Örtbas, İlgisizlik, Korku ve Otosansür
Ağır suçlamalar içeren 200 sayfalık bir metin ile 1.100
sayfalık eke sahip çalışma için ne yapılmıştır? Tabii ki hiçbir şey! Erdoğan’ın
Türkiye’si hırsızlık, rüşvet, sahtecilik, kamuyu zarara uğratma, devleti yazılı
olarak tehdit etme gibi suçları örtbas edebilen bir dönemdir. Türkiye’nin
hiçbir döneminde örtbas bu kadar güçlü olmamıştır. Siz istediğiniz kadar
görevinizi yerine getirin, suçu bildirin. TCK 279’uncu maddesine göre kamu
görevlisinin suçu bildirmemesi suçken, suçları bildirdiğiniz kamu kurumları
örtbas etmek için takla atmaktadır! Madem öyle suçlular bu rezaletlerin tümüne
vakıf olsunlar da daha cüretkâr olsunlar. İşledikleri suçları daha korkusuzca
yapsınlar, hatta kamu menfaatini korumakla yükümlü olduğunun bilincinde olan
kamu görevlilerinin canlarına, mallarına kastetsinler. Sanırım Türk milleti
böyle bir ortamı arzuluyor…
Muhalefetin net suçlamalar içeren bu tip konulara girmemesi
enteresandır; muhalefet gönül ve oy verenlerin bu acayip durumu etraflıca
düşünmesi gerekir. Muhalif basın ise olayların haber değeri büyüdükçe
küçülmektedir!
Bunca önemli sorun niye haberleşmemiş, niye muhalefet
tarafından millete aktarılmamıştır? Benim derdim nedir de blog yazarlığı yapmak
zorunda kaldım? Eğer çevrenizde gerçekleşen büyük sorunlara el atmazsanız, kendinizde
hiçbir sorunluluk hissetmezseniz, kiminiz için de görevinizi yerine
getirmezseniz bu ülkenin geleceği rüşvetçilere, hırsızlara, sahtekârlara
kalacaktır. Suç işlememek suç haline gelecektir. Savcısı, denetçisi, müfettişi,
bakanı Erdoğan’ın ağzına bakarak ya da acaba Erdoğan nasıl davranmamızı ister
diye düşünerek görevlerini yerine getirmiyorsa yapılacak en akıllıca şey
çocuklarınızı, torunlarınızı dürüst bireyler olarak yetiştirmemektir. Yakınlarınız
dürüst olursa hakkı yenenler arasında olacaktır.
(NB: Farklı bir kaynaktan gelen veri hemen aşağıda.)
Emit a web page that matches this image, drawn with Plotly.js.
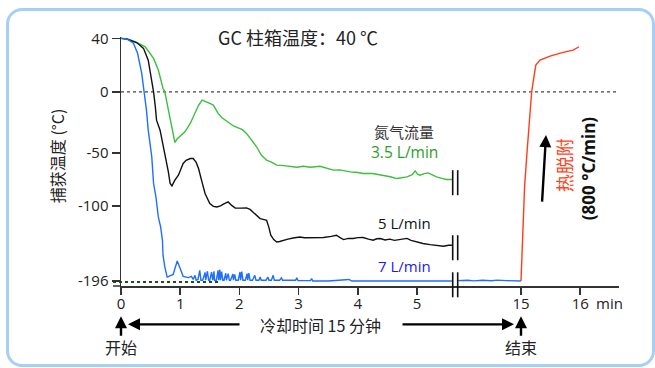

Cumhurbaşkanlığı Hükümet Sisteminin en berbat Bakanı Mehmet
Cahit Turhan hakkında 13.03.2020 tarihli suç duyurusunun ilk 7 maddesine dayanak
olmuş Doküman linkte verilmiştir. 1.100 sayfalık ekler ise çeşitli yargı
birimlerinin de örtbasa dâhil olması sonrasında verilecektir.
* Güncelleme (19.04.2021): İhale tarihleri itibariyle € cinsinden toplam avans tutarı 387.645.053,54 €'dur. İhalelerin toplam bedeli ise 2.616.111.991,13 €'dur.
Eski Bakan İsmail Safa Giray'ın Yüce Divan'a sevk edildiği konular arasında usulsüz verilen ilave 15 milyon $ avans da bulunmaktaydı. Avans denetim usulsüzlüğü yapılan 387,6 milyon €'nun yanında komik kalıyor ama kimseden ses çıkmıyor.